**Task goal:**
Output the data word for word, dropping every image.

**Data segment:**
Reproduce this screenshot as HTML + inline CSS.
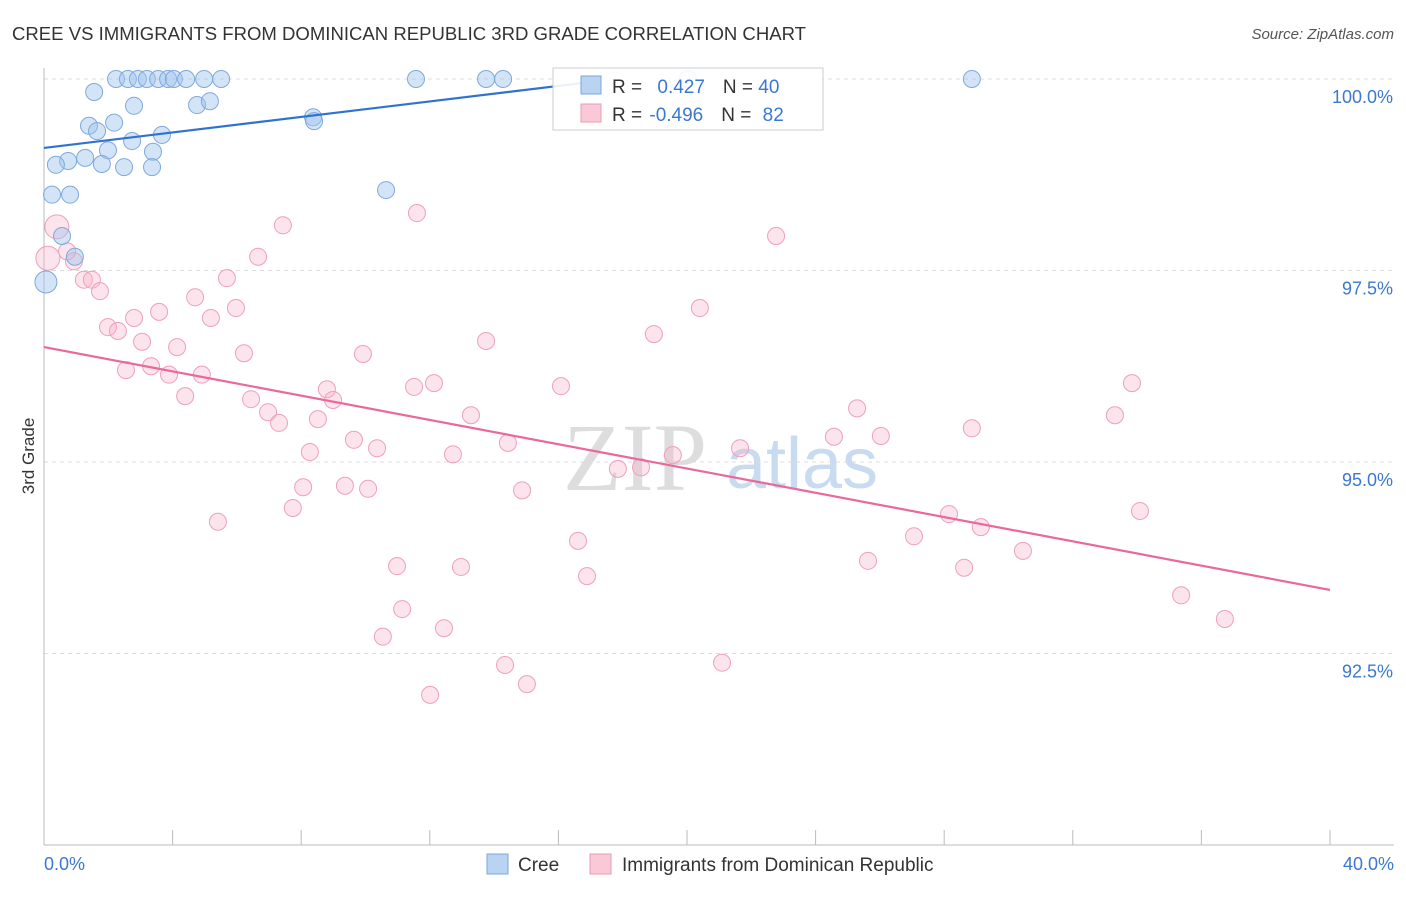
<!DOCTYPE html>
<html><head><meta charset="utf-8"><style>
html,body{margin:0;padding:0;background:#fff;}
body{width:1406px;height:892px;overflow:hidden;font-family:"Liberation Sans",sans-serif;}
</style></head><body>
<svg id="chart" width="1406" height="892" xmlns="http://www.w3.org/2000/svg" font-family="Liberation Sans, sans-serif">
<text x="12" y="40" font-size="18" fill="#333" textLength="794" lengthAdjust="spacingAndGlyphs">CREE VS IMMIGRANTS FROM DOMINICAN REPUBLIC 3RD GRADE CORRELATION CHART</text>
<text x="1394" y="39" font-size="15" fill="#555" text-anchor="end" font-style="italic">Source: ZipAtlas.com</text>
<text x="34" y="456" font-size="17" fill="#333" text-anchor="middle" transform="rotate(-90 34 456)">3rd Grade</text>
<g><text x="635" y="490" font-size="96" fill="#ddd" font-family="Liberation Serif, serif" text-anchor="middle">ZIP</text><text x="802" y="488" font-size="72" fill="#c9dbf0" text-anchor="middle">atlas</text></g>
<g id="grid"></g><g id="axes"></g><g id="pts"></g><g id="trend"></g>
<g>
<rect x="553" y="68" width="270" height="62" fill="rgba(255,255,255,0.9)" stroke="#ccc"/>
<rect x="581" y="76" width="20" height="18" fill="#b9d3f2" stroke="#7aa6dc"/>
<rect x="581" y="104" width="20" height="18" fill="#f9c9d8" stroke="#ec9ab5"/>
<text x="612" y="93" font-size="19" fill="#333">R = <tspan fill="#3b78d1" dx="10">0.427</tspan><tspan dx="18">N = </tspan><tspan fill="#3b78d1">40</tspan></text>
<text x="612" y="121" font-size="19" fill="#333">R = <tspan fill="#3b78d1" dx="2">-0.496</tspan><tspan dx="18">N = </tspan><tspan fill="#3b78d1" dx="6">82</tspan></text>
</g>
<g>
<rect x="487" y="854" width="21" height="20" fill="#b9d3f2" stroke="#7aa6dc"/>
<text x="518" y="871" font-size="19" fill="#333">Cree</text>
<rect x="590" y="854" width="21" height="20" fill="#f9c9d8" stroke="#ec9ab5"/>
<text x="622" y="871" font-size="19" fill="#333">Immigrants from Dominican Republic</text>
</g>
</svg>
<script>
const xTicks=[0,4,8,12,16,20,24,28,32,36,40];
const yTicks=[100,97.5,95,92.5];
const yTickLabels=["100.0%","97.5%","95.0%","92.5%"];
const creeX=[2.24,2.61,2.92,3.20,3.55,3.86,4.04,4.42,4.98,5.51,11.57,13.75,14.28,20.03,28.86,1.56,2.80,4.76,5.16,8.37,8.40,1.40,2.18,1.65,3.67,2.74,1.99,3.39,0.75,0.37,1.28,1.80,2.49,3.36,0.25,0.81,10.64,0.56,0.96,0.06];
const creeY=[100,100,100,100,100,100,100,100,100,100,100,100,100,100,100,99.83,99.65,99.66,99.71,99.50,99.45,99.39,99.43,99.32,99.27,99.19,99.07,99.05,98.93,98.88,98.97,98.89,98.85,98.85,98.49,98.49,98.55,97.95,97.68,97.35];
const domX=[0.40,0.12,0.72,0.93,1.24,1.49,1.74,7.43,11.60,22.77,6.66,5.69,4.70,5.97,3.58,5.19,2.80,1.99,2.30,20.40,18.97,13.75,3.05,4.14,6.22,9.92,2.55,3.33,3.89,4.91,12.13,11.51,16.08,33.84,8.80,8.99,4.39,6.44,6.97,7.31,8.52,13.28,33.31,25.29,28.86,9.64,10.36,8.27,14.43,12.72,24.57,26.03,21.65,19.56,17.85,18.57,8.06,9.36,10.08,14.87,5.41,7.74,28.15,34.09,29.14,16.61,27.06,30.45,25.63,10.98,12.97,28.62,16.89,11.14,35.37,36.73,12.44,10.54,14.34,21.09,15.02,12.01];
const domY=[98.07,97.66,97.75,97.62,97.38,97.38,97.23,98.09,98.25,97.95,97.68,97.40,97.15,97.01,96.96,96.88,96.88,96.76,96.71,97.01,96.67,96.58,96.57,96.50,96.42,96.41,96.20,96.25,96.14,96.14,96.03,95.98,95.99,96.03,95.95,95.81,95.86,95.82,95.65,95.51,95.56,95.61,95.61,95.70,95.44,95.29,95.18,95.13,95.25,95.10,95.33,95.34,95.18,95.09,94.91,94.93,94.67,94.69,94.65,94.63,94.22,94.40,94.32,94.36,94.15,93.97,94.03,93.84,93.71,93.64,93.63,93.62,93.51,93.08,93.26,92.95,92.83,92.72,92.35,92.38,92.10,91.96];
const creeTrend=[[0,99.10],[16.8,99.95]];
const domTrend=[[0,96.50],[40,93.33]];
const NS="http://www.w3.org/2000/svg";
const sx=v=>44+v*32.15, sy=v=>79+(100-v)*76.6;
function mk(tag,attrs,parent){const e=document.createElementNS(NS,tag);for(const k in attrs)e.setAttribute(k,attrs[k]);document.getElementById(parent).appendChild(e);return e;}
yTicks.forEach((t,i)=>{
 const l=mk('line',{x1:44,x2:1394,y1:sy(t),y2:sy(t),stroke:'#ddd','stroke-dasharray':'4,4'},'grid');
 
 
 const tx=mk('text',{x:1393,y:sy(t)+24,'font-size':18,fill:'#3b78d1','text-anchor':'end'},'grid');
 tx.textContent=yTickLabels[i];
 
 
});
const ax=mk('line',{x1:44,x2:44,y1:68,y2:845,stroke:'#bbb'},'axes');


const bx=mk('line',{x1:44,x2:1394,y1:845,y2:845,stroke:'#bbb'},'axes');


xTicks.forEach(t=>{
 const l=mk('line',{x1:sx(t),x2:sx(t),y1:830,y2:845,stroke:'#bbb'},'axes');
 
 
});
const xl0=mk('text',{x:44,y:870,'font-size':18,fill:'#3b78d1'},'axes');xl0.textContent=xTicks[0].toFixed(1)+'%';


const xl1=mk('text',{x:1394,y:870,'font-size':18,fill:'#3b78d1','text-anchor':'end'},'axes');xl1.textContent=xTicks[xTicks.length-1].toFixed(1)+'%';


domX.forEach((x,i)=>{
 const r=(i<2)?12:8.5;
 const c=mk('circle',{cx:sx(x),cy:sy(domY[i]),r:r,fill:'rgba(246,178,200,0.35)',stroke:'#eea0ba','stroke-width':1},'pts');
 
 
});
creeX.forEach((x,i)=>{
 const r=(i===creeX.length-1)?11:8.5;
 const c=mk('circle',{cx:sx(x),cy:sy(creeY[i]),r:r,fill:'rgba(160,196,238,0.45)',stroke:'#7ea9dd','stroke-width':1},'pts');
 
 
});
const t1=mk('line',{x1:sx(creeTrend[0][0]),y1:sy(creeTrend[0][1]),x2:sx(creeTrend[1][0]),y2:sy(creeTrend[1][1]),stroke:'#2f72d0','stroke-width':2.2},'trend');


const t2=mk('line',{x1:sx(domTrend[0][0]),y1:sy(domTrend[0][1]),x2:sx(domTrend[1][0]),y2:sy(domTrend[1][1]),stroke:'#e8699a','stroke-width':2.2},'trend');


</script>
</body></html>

**Task response:**
Reproduce this screenshot as HTML + inline CSS.
<!DOCTYPE html>
<html><head><meta charset="utf-8"><style>
html,body{margin:0;padding:0;background:#fff;}
body{width:1406px;height:892px;overflow:hidden;font-family:"Liberation Sans",sans-serif;}
</style></head><body>
<svg id="chart" width="1406" height="892" xmlns="http://www.w3.org/2000/svg" font-family="Liberation Sans, sans-serif">
<text x="12" y="40" font-size="18" fill="#333" textLength="794" lengthAdjust="spacingAndGlyphs">CREE VS IMMIGRANTS FROM DOMINICAN REPUBLIC 3RD GRADE CORRELATION CHART</text>
<text x="1394" y="39" font-size="15" fill="#555" text-anchor="end" font-style="italic">Source: ZipAtlas.com</text>
<text x="34" y="456" font-size="17" fill="#333" text-anchor="middle" transform="rotate(-90 34 456)">3rd Grade</text>
<g><text x="635" y="490" font-size="96" fill="#ddd" font-family="Liberation Serif, serif" text-anchor="middle">ZIP</text><text x="802" y="488" font-size="72" fill="#c9dbf0" text-anchor="middle">atlas</text></g>
<g id="grid"></g><g id="axes"></g><g id="pts"></g><g id="trend"></g>
<g>
<rect x="553" y="68" width="270" height="62" fill="rgba(255,255,255,0.9)" stroke="#ccc"/>
<rect x="581" y="76" width="20" height="18" fill="#b9d3f2" stroke="#7aa6dc"/>
<rect x="581" y="104" width="20" height="18" fill="#f9c9d8" stroke="#ec9ab5"/>
<text x="612" y="93" font-size="19" fill="#333">R = <tspan fill="#3b78d1" dx="10">0.427</tspan><tspan dx="18">N = </tspan><tspan fill="#3b78d1">40</tspan></text>
<text x="612" y="121" font-size="19" fill="#333">R = <tspan fill="#3b78d1" dx="2">-0.496</tspan><tspan dx="18">N = </tspan><tspan fill="#3b78d1" dx="6">82</tspan></text>
</g>
<g>
<rect x="487" y="854" width="21" height="20" fill="#b9d3f2" stroke="#7aa6dc"/>
<text x="518" y="871" font-size="19" fill="#333">Cree</text>
<rect x="590" y="854" width="21" height="20" fill="#f9c9d8" stroke="#ec9ab5"/>
<text x="622" y="871" font-size="19" fill="#333">Immigrants from Dominican Republic</text>
</g>
</svg>
<script>
const xTicks=[0,4,8,12,16,20,24,28,32,36,40];
const yTicks=[100,97.5,95,92.5];
const yTickLabels=["100.0%","97.5%","95.0%","92.5%"];
const creeX=[2.24,2.61,2.92,3.20,3.55,3.86,4.04,4.42,4.98,5.51,11.57,13.75,14.28,20.03,28.86,1.56,2.80,4.76,5.16,8.37,8.40,1.40,2.18,1.65,3.67,2.74,1.99,3.39,0.75,0.37,1.28,1.80,2.49,3.36,0.25,0.81,10.64,0.56,0.96,0.06];
const creeY=[100,100,100,100,100,100,100,100,100,100,100,100,100,100,100,99.83,99.65,99.66,99.71,99.50,99.45,99.39,99.43,99.32,99.27,99.19,99.07,99.05,98.93,98.88,98.97,98.89,98.85,98.85,98.49,98.49,98.55,97.95,97.68,97.35];
const domX=[0.40,0.12,0.72,0.93,1.24,1.49,1.74,7.43,11.60,22.77,6.66,5.69,4.70,5.97,3.58,5.19,2.80,1.99,2.30,20.40,18.97,13.75,3.05,4.14,6.22,9.92,2.55,3.33,3.89,4.91,12.13,11.51,16.08,33.84,8.80,8.99,4.39,6.44,6.97,7.31,8.52,13.28,33.31,25.29,28.86,9.64,10.36,8.27,14.43,12.72,24.57,26.03,21.65,19.56,17.85,18.57,8.06,9.36,10.08,14.87,5.41,7.74,28.15,34.09,29.14,16.61,27.06,30.45,25.63,10.98,12.97,28.62,16.89,11.14,35.37,36.73,12.44,10.54,14.34,21.09,15.02,12.01];
const domY=[98.07,97.66,97.75,97.62,97.38,97.38,97.23,98.09,98.25,97.95,97.68,97.40,97.15,97.01,96.96,96.88,96.88,96.76,96.71,97.01,96.67,96.58,96.57,96.50,96.42,96.41,96.20,96.25,96.14,96.14,96.03,95.98,95.99,96.03,95.95,95.81,95.86,95.82,95.65,95.51,95.56,95.61,95.61,95.70,95.44,95.29,95.18,95.13,95.25,95.10,95.33,95.34,95.18,95.09,94.91,94.93,94.67,94.69,94.65,94.63,94.22,94.40,94.32,94.36,94.15,93.97,94.03,93.84,93.71,93.64,93.63,93.62,93.51,93.08,93.26,92.95,92.83,92.72,92.35,92.38,92.10,91.96];
const creeTrend=[[0,99.10],[16.8,99.95]];
const domTrend=[[0,96.50],[40,93.33]];
const NS="http://www.w3.org/2000/svg";
const sx=v=>44+v*32.15, sy=v=>79+(100-v)*76.6;
function mk(tag,attrs,parent){const e=document.createElementNS(NS,tag);for(const k in attrs)e.setAttribute(k,attrs[k]);document.getElementById(parent).appendChild(e);return e;}
yTicks.forEach((t,i)=>{
 const l=mk('line',{x1:44,x2:1394,y1:sy(t),y2:sy(t),stroke:'#ddd','stroke-dasharray':'4,4'},'grid');
 
 
 const tx=mk('text',{x:1393,y:sy(t)+24,'font-size':18,fill:'#3b78d1','text-anchor':'end'},'grid');
 tx.textContent=yTickLabels[i];
 
 
});
const ax=mk('line',{x1:44,x2:44,y1:68,y2:845,stroke:'#bbb'},'axes');


const bx=mk('line',{x1:44,x2:1394,y1:845,y2:845,stroke:'#bbb'},'axes');


xTicks.forEach(t=>{
 const l=mk('line',{x1:sx(t),x2:sx(t),y1:830,y2:845,stroke:'#bbb'},'axes');
 
 
});
const xl0=mk('text',{x:44,y:870,'font-size':18,fill:'#3b78d1'},'axes');xl0.textContent=xTicks[0].toFixed(1)+'%';


const xl1=mk('text',{x:1394,y:870,'font-size':18,fill:'#3b78d1','text-anchor':'end'},'axes');xl1.textContent=xTicks[xTicks.length-1].toFixed(1)+'%';


domX.forEach((x,i)=>{
 const r=(i<2)?12:8.5;
 const c=mk('circle',{cx:sx(x),cy:sy(domY[i]),r:r,fill:'rgba(246,178,200,0.35)',stroke:'#eea0ba','stroke-width':1},'pts');
 
 
});
creeX.forEach((x,i)=>{
 const r=(i===creeX.length-1)?11:8.5;
 const c=mk('circle',{cx:sx(x),cy:sy(creeY[i]),r:r,fill:'rgba(160,196,238,0.45)',stroke:'#7ea9dd','stroke-width':1},'pts');
 
 
});
const t1=mk('line',{x1:sx(creeTrend[0][0]),y1:sy(creeTrend[0][1]),x2:sx(creeTrend[1][0]),y2:sy(creeTrend[1][1]),stroke:'#2f72d0','stroke-width':2.2},'trend');


const t2=mk('line',{x1:sx(domTrend[0][0]),y1:sy(domTrend[0][1]),x2:sx(domTrend[1][0]),y2:sy(domTrend[1][1]),stroke:'#e8699a','stroke-width':2.2},'trend');


</script>
</body></html>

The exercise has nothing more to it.